Associate Laboratory Director for Environment, Biology, Nuclear Science, and Nonproliferation, Brookhaven National Laboratory
Martin Schoonen oversees programs in biology, environmental science, climate science, national security, nuclear nonproliferation, and nuclear science and technology at the U.S. Department of Energy’s Brookhaven National Laboratory.
Schoonen joined Brookhaven Lab in 2014 after 25 years as a faculty member at Stony Brook University (SBU). He is an interdisciplinary scientist who served in several administrative positions at SBU, including Associate Vice President for Research, developing large-scale, multidisciplinary proposals and leading multidisciplinary research programs. He played a key role in the development of the proposal leading to the establishment of the Center for Environmental Molecular Science at SBU and Brookhaven Lab.

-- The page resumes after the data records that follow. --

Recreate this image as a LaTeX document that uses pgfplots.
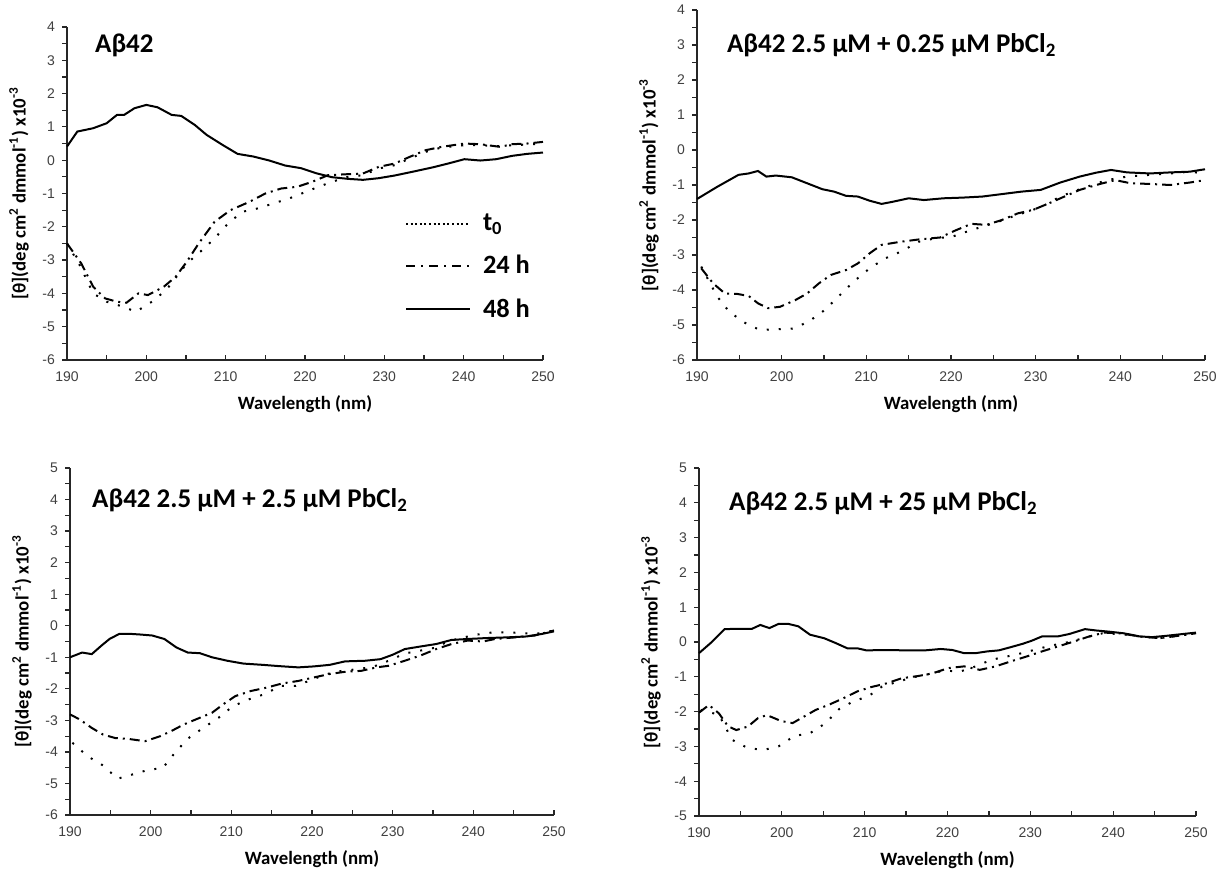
\documentclass[border=0pt]{standalone}
\usepackage{fontspec}
\setmainfont{Carlito}
\newfontfamily\arialf{Liberation Sans}
\usepackage{pgfplots}
\pgfplotsset{compat=1.18}

\pgfplotsset{
  cdpanel/.style={
    scale only axis,
    axis x line=bottom, axis y line=left,
    axis line style={-, line width=0.7pt, black!85},
    xmin=190, xmax=250, xtick={190,200,...,250},
    ytick distance=1,
    minor x tick num=1, minor y tick num=1,
    tick align=outside,
    major tick length=2.5pt, minor tick length=2.5pt,
    tick style={line width=0.6pt, black!85},
    x tick style={yshift=2.5pt},
    ticklabel style={font=\arialf\fontsize{7}{8}\selectfont, text=black!75},
    /pgf/number format/assume math mode=true,
    xlabel={Wavelength (nm)},
    ylabel={[θ](deg cm\textsuperscript{2} dmmol\textsuperscript{-1}) x10\textsuperscript{-3}},
    label style={font=\bfseries\fontsize{9.4}{11}\selectfont},
    clip=false,
  },
  tzero/.style={black, line width=1pt, dash pattern=on 1pt off 5pt},
  tday/.style={black, line width=1pt, dash pattern=on 5pt off 2.5pt on 1pt off 2.5pt},
  ttwo/.style={black, line width=1pt},
}
\tikzset{ttl/.style={anchor=west, inner sep=0pt, font=\bfseries\fontsize{13.5}{15}\selectfont}}

\begin{document}
\begin{tikzpicture}
\useasboundingbox (0,0) rectangle (612pt,434.5pt);

% ---- top left
\begin{axis}[cdpanel, at={(33.5pt,254.5pt)}, anchor=south west,
  width=238pt, height=166.5pt, ymin=-6, ymax=4,
  legend style={at={(axis cs:231.8,-1.37)}, anchor=north west, draw=none, fill=none,
    font=\bfseries\fontsize{13.2}{15}\selectfont, row sep=6.8pt},
  legend cell align=left,
  legend image code/.code={\draw[#1] (0pt,0pt) -- (32pt,0pt); \path (36pt,0pt);}]
\addplot[tzero, forget plot] coordinates {(190,-2.5) (191.6,-3.15) (193.3,-4.0) (195,-4.25) (196.8,-4.38) (198.7,-4.55) (200.7,-4.25) (202.5,-3.9) (205.1,-3.1) (206.8,-2.75) (208.6,-2.35) (210.3,-1.9) (212.1,-1.55) (214,-1.45) (216,-1.3) (218,-1.15) (219.9,-0.97) (221.7,-0.8) (223.4,-0.65) (225.4,-0.5) (227.3,-0.45) (229.3,-0.25) (231.3,-0.15) (233.2,0.05) (235.2,0.25) (237.2,0.38) (240.1,0.45) (242.1,0.45) (244.6,0.42) (246.1,0.45) (248,0.47) (250,0.5)};
\addplot[tday, forget plot] coordinates {(190,-2.5) (191.8,-3.1) (193.3,-3.8) (194.8,-4.15) (196.3,-4.25) (197.5,-4.28) (199,-4.0) (200.2,-4.05) (202.2,-3.8) (203.7,-3.5) (205.1,-3.05) (206.6,-2.5) (208.6,-1.85) (210.6,-1.5) (213,-1.25) (215,-1.0) (217,-0.85) (219,-0.8) (220.9,-0.65) (222.9,-0.45) (225.4,-0.42) (227.3,-0.4) (229.3,-0.2) (231.3,-0.1) (233.2,0.1) (235.2,0.3) (237.2,0.4) (240.1,0.5) (242.1,0.48) (244.6,0.4) (246.1,0.48) (248,0.5) (250,0.55)};
\addplot[ttwo, forget plot] coordinates {(190,0.41) (191.3,0.86) (193.3,0.96) (195,1.11) (196.3,1.36) (197.2,1.36) (198.5,1.56) (200,1.66) (201.4,1.59) (203.2,1.36) (204.4,1.33) (206.1,1.06) (207.6,0.76) (209.6,0.46) (211.5,0.19) (213.5,0.11) (215.5,-0.01) (217.5,-0.16) (219.5,-0.24) (221.4,-0.39) (223.4,-0.51) (225.4,-0.56) (227.3,-0.59) (229.3,-0.54) (231.3,-0.46) (233.7,-0.34) (236.2,-0.21) (238.2,-0.09) (240.1,0.03) (242.1,-0.01) (244.1,0.03) (246.1,0.13) (248,0.19) (250,0.23)};
\addlegendimage{black, line width=0.8pt, dash pattern=on 1pt off 1.3pt}
\addlegendentry{t\textsubscript{0}}
\addlegendimage{black, line width=0.8pt, dash pattern=on 4.5pt off 3pt on 1pt off 3pt}
\addlegendentry{24 h}
\addlegendimage{black, line width=1pt}
\addlegendentry{48 h}
\node[ttl] at (axis cs:193.5,3.46) {Aβ42};
\end{axis}

% ---- top right
\begin{axis}[cdpanel, at={(348.5pt,254.5pt)}, anchor=south west,
  width=254pt, height=175pt, ymin=-6, ymax=4]
\addplot[tzero] coordinates {(190.5,-3.33) (192.4,-4.19) (193.8,-4.62) (195.6,-4.93) (197.4,-5.14) (199.3,-5.12) (201.4,-5.1) (203.2,-4.9) (205.1,-4.57) (206.9,-4.14) (208.5,-3.76) (210.4,-3.38) (212.2,-3.1) (214.1,-2.9) (216.2,-2.62) (218.2,-2.52) (220.1,-2.48) (221.9,-2.33) (223.7,-2.19) (225.6,-2.05) (227.4,-1.89) (229.7,-1.71) (231.1,-1.57) (232.9,-1.33) (235.2,-1.12) (238.4,-0.86) (240.8,-0.76) (243.5,-0.71) (245.9,-0.67) (248.2,-0.62) (250,-0.67)};
\addplot[tday] coordinates {(190.5,-3.38) (191.9,-3.81) (193.3,-4.1) (194.7,-4.11) (196.1,-4.17) (197.2,-4.38) (198.4,-4.52) (199.8,-4.48) (201.6,-4.29) (203,-4.1) (204.4,-3.81) (205.8,-3.57) (207.6,-3.43) (209,-3.24) (210.4,-2.95) (211.8,-2.71) (214.1,-2.62) (216.4,-2.55) (218.7,-2.5) (220.6,-2.29) (222.4,-2.11) (224.2,-2.14) (226,-2.0) (227.9,-1.81) (229.7,-1.71) (231.6,-1.52) (233.4,-1.33) (235.2,-1.14) (237.6,-0.97) (239.4,-0.86) (241.2,-0.95) (243.5,-0.97) (245.9,-1.0) (248.2,-0.93) (250,-0.86)};
\addplot[ttwo] coordinates {(190,-1.4) (192.4,-1.05) (193.8,-0.86) (194.9,-0.71) (196.1,-0.67) (197.2,-0.6) (198.2,-0.76) (199.3,-0.73) (201.2,-0.78) (203,-0.95) (204.8,-1.12) (206.2,-1.19) (207.6,-1.31) (209,-1.33) (210.4,-1.45) (211.8,-1.54) (213.1,-1.48) (215,-1.38) (216.8,-1.43) (219.1,-1.38) (221.4,-1.36) (223.7,-1.33) (226,-1.26) (228.3,-1.19) (230.6,-1.14) (232.9,-0.93) (235.2,-0.76) (237.1,-0.65) (238.9,-0.57) (240.8,-0.64) (243.5,-0.67) (245.9,-0.64) (248.2,-0.62) (250,-0.55)};
\node[ttl] at (axis cs:193.5,3.0) {Aβ42 2.5 μM + 0.25 μM PbCl\textsubscript{2}};
\end{axis}

% ---- bottom left
\begin{axis}[cdpanel, at={(35pt,27pt)}, anchor=south west,
  width=242pt, height=173.5pt, ymin=-6, ymax=5]
\addplot[tzero] coordinates {(190.3,-3.71) (192.2,-4.14) (194.1,-4.43) (195.9,-4.85) (197.8,-4.71) (199.7,-4.57) (201.5,-4.51) (203,-4.03) (204.6,-3.58) (206.5,-3.24) (208.4,-2.92) (210.2,-2.55) (212.2,-2.33) (214.1,-2.17) (216.1,-1.91) (218,-1.91) (219.8,-1.73) (221.7,-1.54) (223.7,-1.43) (225.6,-1.38) (227.6,-1.3) (229.5,-1.11) (231.5,-0.88) (233.4,-0.79) (235.4,-0.69) (236.8,-0.5) (238.8,-0.37) (240.5,-0.28) (242.4,-0.21) (244.4,-0.21) (246.3,-0.24) (248.3,-0.24) (250,-0.15)};
\addplot[tday] coordinates {(190,-2.81) (191.2,-2.97) (192.7,-3.24) (194.1,-3.45) (195.6,-3.56) (197.3,-3.59) (199.3,-3.66) (201.2,-3.5) (202.7,-3.32) (204.1,-3.13) (205.6,-2.97) (207.6,-2.76) (209,-2.49) (210.5,-2.23) (212.4,-2.07) (214.4,-1.96) (216.3,-1.83) (218.3,-1.75) (220.2,-1.64) (222.2,-1.53) (224.1,-1.46) (226.1,-1.43) (228,-1.32) (229.5,-1.27) (231.5,-1.11) (233.4,-0.95) (235.4,-0.74) (237.3,-0.58) (239.3,-0.47) (241.2,-0.5) (242.7,-0.42) (245.1,-0.37) (247.6,-0.31) (250,-0.15)};
\addplot[ttwo] coordinates {(190,-1.0) (191.5,-0.85) (192.7,-0.9) (193.9,-0.63) (194.9,-0.42) (196.1,-0.26) (197.6,-0.26) (198.8,-0.28) (200.2,-0.31) (201.7,-0.42) (203.2,-0.69) (204.6,-0.85) (206.1,-0.87) (207.6,-1.0) (209.5,-1.11) (211.5,-1.2) (213.9,-1.24) (215.9,-1.28) (218.3,-1.32) (220.2,-1.29) (222.2,-1.24) (224.1,-1.13) (226.6,-1.11) (228.5,-1.06) (230,-0.92) (231.5,-0.74) (233.4,-0.66) (235.4,-0.58) (237.3,-0.45) (239.3,-0.42) (241.7,-0.39) (244.1,-0.37) (246.6,-0.34) (248.5,-0.26) (250,-0.18)};
\node[ttl] at (axis cs:192.7,3.98) {Aβ42 2.5 μM + 2.5 μM PbCl\textsubscript{2}};
\end{axis}

% ---- bottom right
\begin{axis}[cdpanel, at={(349.5pt,26.5pt)}, anchor=south west,
  width=248.5pt, height=174pt, ymin=-5, ymax=5]
\addplot[tzero] coordinates {(190.2,-1.95) (192.4,-2.09) (194,-2.81) (195.9,-3.05) (197.8,-3.1) (199.6,-3.0) (201.5,-2.7) (203.4,-2.62) (205.3,-2.33) (206.9,-1.93) (208.6,-1.71) (210.5,-1.55) (212.1,-1.28) (214,-1.14) (215.9,-1.01) (217.8,-0.92) (219.6,-0.82) (221.5,-0.85) (223.4,-0.7) (225.3,-0.51) (227.1,-0.42) (229,-0.32) (231.2,-0.18) (233,-0.08) (234.9,0.01) (236.8,0.14) (238.7,0.25) (240.8,0.23) (243.2,0.16) (245.6,0.11) (247.9,0.18) (250,0.25)};
\addplot[tday] coordinates {(190,-2.03) (191.2,-1.81) (192.4,-2.05) (193.5,-2.42) (194.5,-2.53) (195.9,-2.43) (197.1,-2.19) (198.2,-2.1) (199.9,-2.27) (201.3,-2.33) (202.7,-2.14) (204.1,-1.95) (205.8,-1.79) (207.4,-1.62) (209.1,-1.42) (210.7,-1.3) (212.6,-1.19) (214.5,-1.04) (216.4,-0.98) (218.2,-0.9) (220.1,-0.75) (222,-0.7) (223.9,-0.8) (225.8,-0.7) (227.6,-0.56) (229.5,-0.42) (231.4,-0.27) (233.3,-0.13) (235.2,0.01) (237.1,0.16) (238.9,0.27) (240.8,0.25) (243.2,0.16) (245.6,0.11) (247.9,0.18) (250,0.25)};
\addplot[ttwo] coordinates {(190,-0.32) (191.4,-0.03) (193.1,0.37) (194.7,0.38) (196.4,0.38) (197.4,0.49) (198.5,0.4) (199.6,0.52) (200.8,0.52) (202,0.45) (203.4,0.21) (205.1,0.11) (206.5,-0.03) (207.9,-0.18) (209.1,-0.18) (210.2,-0.24) (212.6,-0.23) (214.9,-0.24) (217.3,-0.24) (219.2,-0.2) (220.6,-0.23) (222,-0.32) (223.4,-0.32) (224.8,-0.27) (226.2,-0.24) (227.6,-0.15) (229.1,-0.05) (230.2,0.04) (231.4,0.16) (233.3,0.16) (234.7,0.23) (236.6,0.37) (238,0.33) (239.4,0.3) (241.3,0.25) (243.2,0.16) (244.7,0.14) (246.5,0.18) (248.4,0.23) (250,0.27)};
\node[ttl] at (axis cs:193.6,3.99) {Aβ42 2.5 μM + 25 μM PbCl\textsubscript{2}};
\end{axis}
\end{tikzpicture}
\end{document}
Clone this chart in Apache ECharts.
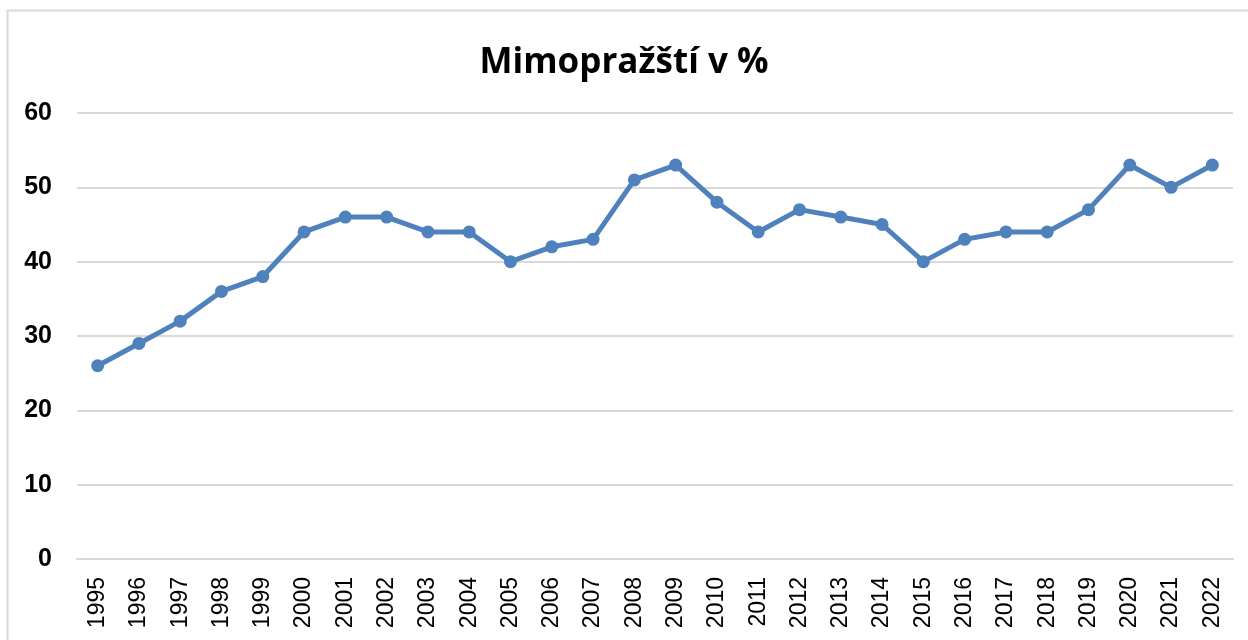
<!DOCTYPE html>
<html>
<head>
<meta charset="utf-8">
<script src="https://cdn.jsdelivr.net/npm/echarts@6/dist/echarts.min.js"></script>
<style>html,body{margin:0;padding:0;background:#fff;}#c{width:1248px;height:640px;}</style>
</head>
<body>
<div id="c"></div>
<script>
const title = 'Mimopražští v %';
const years = ['1995','1996','1997','1998','1999','2000','2001','2002','2003','2004','2005','2006','2007','2008','2009','2010','2011','2012','2013','2014','2015','2016','2017','2018','2019','2020','2021','2022'];
const values = [26,29,32,36,38,44,46,46,44,44,40,42,43,51,53,48,44,47,46,45,40,43,44,44,47,53,50,53];
const yTicks = {min:0, max:60, interval:10};

const chart = echarts.init(document.getElementById('c'));
chart.setOption({
  animation:false,
  backgroundColor:'#fff',
  title:{text:title, left:'center', top:41, textStyle:{fontFamily:'Open Sans', fontWeight:'bold', fontSize:35, color:'#000'}},
  graphic:[{type:'rect', shape:{x:7.5,y:10.5,width:1400,height:800}, style:{fill:'none', stroke:'#d9d9d9', lineWidth:2}, silent:true}],
  grid:{left:77, right:15, top:113, bottom:81, containLabel:false},
  xAxis:{type:'category', data:years, boundaryGap:true,
    axisLine:{show:true, lineStyle:{color:'#d9d9d9', width:2}},
    axisTick:{show:false},
    axisLabel:{rotate:90, interval:0, margin:18, fontFamily:'Liberation Sans', fontSize:23, color:'#000'}},
  yAxis:{type:'value', min:yTicks.min, max:yTicks.max, interval:yTicks.interval,
    axisLine:{show:false}, axisTick:{show:false},
    splitLine:{lineStyle:{color:'#d9d9d9', width:2}},
    axisLabel:{margin:25, fontFamily:'Liberation Sans', fontWeight:'bold', fontSize:25, color:'#000'}},
  series:[{type:'line', data:values, symbol:'circle', symbolSize:13,
    lineStyle:{color:'#4f81bd', width:5}, itemStyle:{color:'#4f81bd'}}]
});
</script>
</body>
</html>
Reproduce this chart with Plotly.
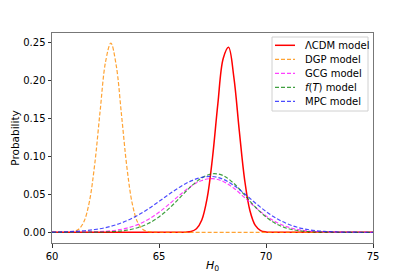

Schoonen's research interests include environmental molecular chemistry, geocatalysis, medical geology, and astrobiology. An expert in synthesis, surface chemistry, and geochemistry of metal sulfides, his applied research efforts have included geologic sequestration of hydrogen sulfide and carbon dioxide (CO2), development of mineral-based photocatalysts, and development of acid mine drainage abatement technology. His current research projects focus on the role of iron minerals in subsurface CO2 sequestration, the use of metal sulfides as catalysts to degrade organic pollutants, and the role of mineral dust in the onset of lung ailments in US servicemen and women stationed in Iraq and Afghanistan.
Schoonen earned a Ph.D. in geochemistry and mineralogy from Pennsylvania State University, a Doctoral (equivalent to M.S.) from the University of Utrecht, The Netherlands, with a double major in geochemistry as well as physical and colloid chemistry, and Kandidaats (equivalent to B.S.) in Geochemistry, University of Utrecht, The Netherlands. He is a member of the American Geophysical Union, the American Geological Society, and the International Medical Geology Association.